« Une part croissante d’actifs travaille avec une maladie chronique, comment s’adapter à eux ?”

De la série House of cards.

La sociologue Anne-Marie Waser a mené avec Dominique Lhuillier plusieurs recherches actions sur « Vivre et travailler avec une maladie chronique ». Elle a co-organisé au CNAM le colloque « Santé dégradée, santé négociée. Le travail en question » les 1er et 2 décembre 2016, auquel ont assisté plus de six cents quarante professionnels de la santé au travail.

Travailler avec une maladie chronique se révèle-t- il plus difficile qu’avant ?

Avant, le modèle de la santé au travail était celui de la maladie aiguë. Une pathologie, un arrêt de travail, puis le retour au travail comme si de rien n’était.

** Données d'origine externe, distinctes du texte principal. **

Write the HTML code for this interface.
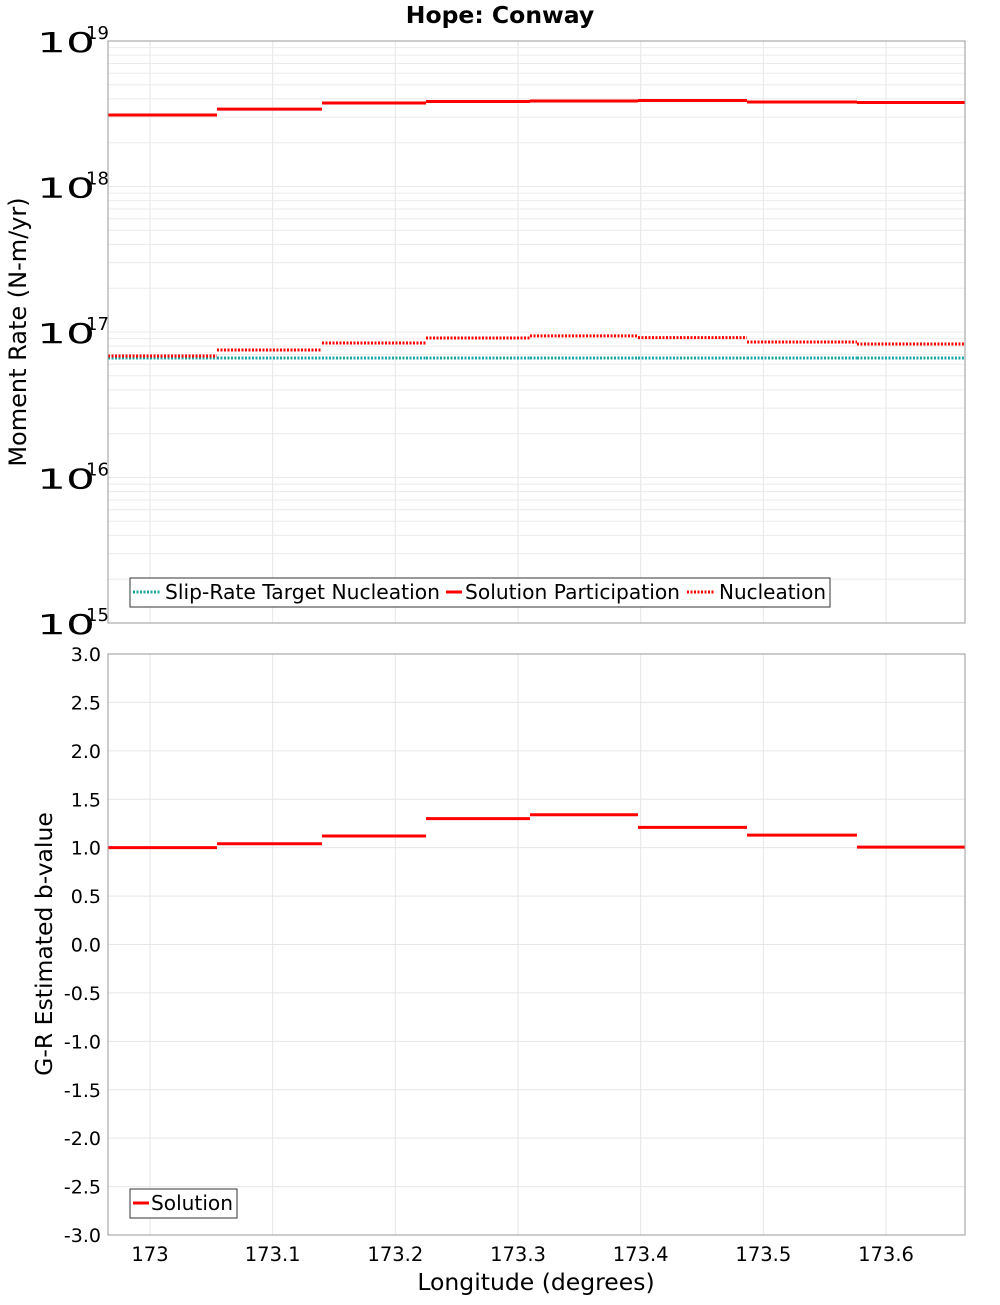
<!DOCTYPE html>
<html><head><meta charset="utf-8"><style>
body{margin:0;background:#fff;}
svg text{font-family:"DejaVu Sans","Liberation Sans",sans-serif;}
</style></head><body>
<svg id="chart" width="1000" height="1300" xmlns="http://www.w3.org/2000/svg"></svg>
<script>
const edges=[172.9658,173.0546,173.1402,173.225,173.3098,173.3978,173.4867,173.5763,173.6644];
const participation=[3.1e18,3.4e18,3.75e18,3.84e18,3.87e18,3.9e18,3.81e18,3.78e18];
const nucleation=[6.84e16,7.52e16,8.4e16,9.1e16,9.4e16,9.15e16,8.53e16,8.27e16];
const target=[6.63e16,6.63e16,6.63e16,6.63e16,6.63e16,6.63e16,6.63e16,6.63e16];
const bvalues=[1.0,1.04,1.12,1.30,1.34,1.21,1.13,1.005];
const xTicks=[173,173.1,173.2,173.3,173.4,173.5,173.6];
const bTicks=[-3,-2.5,-2,-1.5,-1,-0.5,0,0.5,1,1.5,2,2.5,3];
const logTicks=[15,16,17,18,19];

const NS="http://www.w3.org/2000/svg";
const svg=document.getElementById('chart');
const L=108,R=965,T1=41,B1=623,T2=654,B2=1235;
const X=v=>150+(v-173)*1226.7;
const Y1=v=>B1-(Math.log10(v)-15)*(B1-T1)/4;
const Y2=v=>B2-(v+3)*(B2-T2)/6;
function el(tag,a,parent){const e=document.createElementNS(NS,tag);for(const k in a)e.setAttribute(k,a[k]);(parent||svg).appendChild(e);return e;}
function txt(s,a){const e=el('text',a);e.textContent=s;return e;}

for(const [T,B] of [[T1,B1],[T2,B2]]){
  for(const t of xTicks){const g=el('line',{x1:X(t),x2:X(t),y1:T,y2:B,stroke:'#e6e6e6'});
  }
}
for(let d=15;d<19;d++)for(let m=1;m<10;m++){const y=Y1(m*Math.pow(10,d));
  const g=el('line',{x1:L,x2:R,y1:y,y2:y,stroke:'#ebebeb'});
  }
for(const t of bTicks){const y=Y2(t);const g=el('line',{x1:L,x2:R,y1:y,y2:y,stroke:'#e6e6e6'});
  
  const l=txt(t.toFixed(1),{x:101,y:y+7,'font-size':19,'text-anchor':'end'});
  }
for(const d of logTicks){const y=Y1(Math.pow(10,d));
  const t=txt('10',{x:37,y:y+11,'font-size':28,textLength:58,lengthAdjust:'spacingAndGlyphs'});
  const s=txt(String(d),{x:86,y:y-2,'font-size':18});}
for(const t of xTicks){const l=txt(String(t),{x:X(t),y:1261,'font-size':19.5,'text-anchor':'middle'});
  }

function steps(vals,Y,attrs,name){for(let i=0;i<vals.length;i++){
  const s=el('line',Object.assign({x1:X(edges[i]),x2:X(edges[i+1]),y1:Y(vals[i]),y2:Y(vals[i])},attrs));
  }}
steps(target,Y1,{stroke:'#1aa6a6','stroke-width':3,'stroke-dasharray':'2 1.5'},'target-nucleation-step');
steps(nucleation,Y1,{stroke:'#ff0000','stroke-width':3,'stroke-dasharray':'2 1.5'},'nucleation-step');
steps(participation,Y1,{stroke:'#ff0000','stroke-width':3},'participation-step');
steps(bvalues,Y2,{stroke:'#ff0000','stroke-width':3},'b-value-step');

for(const [T,B,n] of [[T1,B1,'moment-plot-frame'],[T2,B2,'b-value-plot-frame']]){
  const f=el('rect',{x:L,y:T,width:R-L,height:B-T,fill:'none',stroke:'#999'});
  }

let lg=el('rect',{x:130,y:578,width:700,height:29,fill:'#fff',stroke:'#333'});

const items=[[133,165,'#1aa6a6',true,'Slip-Rate Target Nucleation',275],[446,465,'#ff0000',false,'Solution Participation',215],[687,719,'#ff0000',true,'Nucleation',107]];
for(const [x0,tx,c,d,s,w] of items){
  const ln=el('line',{x1:x0,x2:x0+(d?28:16),y1:592,y2:592,stroke:c,'stroke-width':3,'stroke-dasharray':d?'2 1.5':'none'});
  
  const t=txt(s,{x:tx,y:599,'font-size':20,textLength:w,lengthAdjust:'spacingAndGlyphs'});}
lg=el('rect',{x:130,y:1189,width:107,height:29,fill:'#fff',stroke:'#333'});

let ln=el('line',{x1:133,x2:149,y1:1203,y2:1203,stroke:'#ff0000','stroke-width':3});

let t=txt('Solution',{x:151,y:1210,'font-size':20,textLength:82,lengthAdjust:'spacingAndGlyphs'});

t=txt('Hope: Conway',{x:500,y:23,'font-size':23.5,'font-weight':'bold','text-anchor':'middle'});

t=txt('Moment Rate (N-m/yr)',{x:0,y:0,'font-size':24,'text-anchor':'middle',transform:'translate(26,332) rotate(-90)'});

t=txt('G-R Estimated b-value',{x:0,y:0,'font-size':23.5,'text-anchor':'middle',transform:'translate(52,944) rotate(-90)'});

t=txt('Longitude (degrees)',{x:536,y:1290,'font-size':23.5,'text-anchor':'middle'});

</script>
</body></html>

Avec les transformations du travail, les évolutions des possibilités et des modes de traitement, l’attention plus grande portée aux troubles psychiques, le recul de l’âge de départ à la retraite et le vieillissement de la population dite active, on se retrouve avec une part croissante d’actifs touchés par une ou plusieurs maladies chroniques. Ces actifs combinent santé altérée et travail, maintien dans l’emploi ou recherche d’emploi.

En France, on estime que près de 10 millions de personnes en âge de travailler sont concernées par une ou plusieurs maladies, troubles ou handicaps qui limitent leurs capacités. Les pathologies chroniques comportent deux traits communs : la durée de la maladie qui ne permet plus de l’aborder comme une parenthèse dans le cours d’une vie et une obligation de gérer de la chronicité dans toutes les sphères de la vie sociale, y compris au travail. Pourtant, le malade ou la maladie sont encore perçus comme une anomalie, une pause dans une vie qui doit se refermer au plus vite pour retrouver la vie d’avant. La place du malade serait celle que lui assigne l’arrêt maladie, hors du travail, dans la suspension du contrat de travail.

Les salariés concernés souhaitent-ils généralement continuer à travailler ?

Tout à fait. Comme le montrent plusieurs études qualitatives sur la vie des personnes touchées par une maladie chronique et en âge de travailler, une majorité d’entre elles souhaite poursuivre ou reprendre une activité, non seulement pour des raisons financières, pour l’intérêt que peuvent revêtir l’activité et les relations au travail mais aussi parce que l’activité est un puissant instrument de dégagement de l’emprise de la maladie et de l’enfermement dans le statut social de malade.

Pour favoriser le maintien dans l’emploi des travailleurs fragilisés, quelles solutions novatrices, sortant des approches individualisantes, sont à privilégier ?

Pour contribuer à l’accompagnement des personnes vivant avec une maladie chronique, plusieurs offres de dispositifs se sont progressivement construites. Les psychologues y tiennent le plus souvent une place importante tant dans la définition des objectifs poursuivis et des cadres à élaborer que dans leur animation. Mais la part des dispositifs collectifs est en développement également du fait des apports du groupe à ces processus de reconstruction et d’apprentissage. L’espace du groupe, le partage d’expérience avec les pairs permet au sujet de ne pas s’effondrer et de soutenir le travail de subjectivation sollicité par l’irruption de la maladie et sa portée traumatique. Et ce d’autant plus que bien souvent la maladie met en péril les différentes appartenances du sujet. Souvent, ces dispositifs sont présentés comme des « groupes de parole ». Cette formule générique recouvre en réalité des objectifs, des conduites, des référentiels différents. Mais il existe d’autres types d’interventions, en entreprises cette fois, menées par des ergonomes notamment, autour d’une personne en situation de handicap ou avant un licenciement pour inaptitude par exemple. Dans certains dispositifs, l’ergonome analyse le travail au poste, ses contraintes et fait des propositions pour que la tâche soit facilitée: on ne part pas du malade mais du travail, pour que ce soit l’environnement, les collègues, l’organisation du service, de l’équipe qui s’adaptent aux limitations temporaires ou durables aux variations de capacités productives.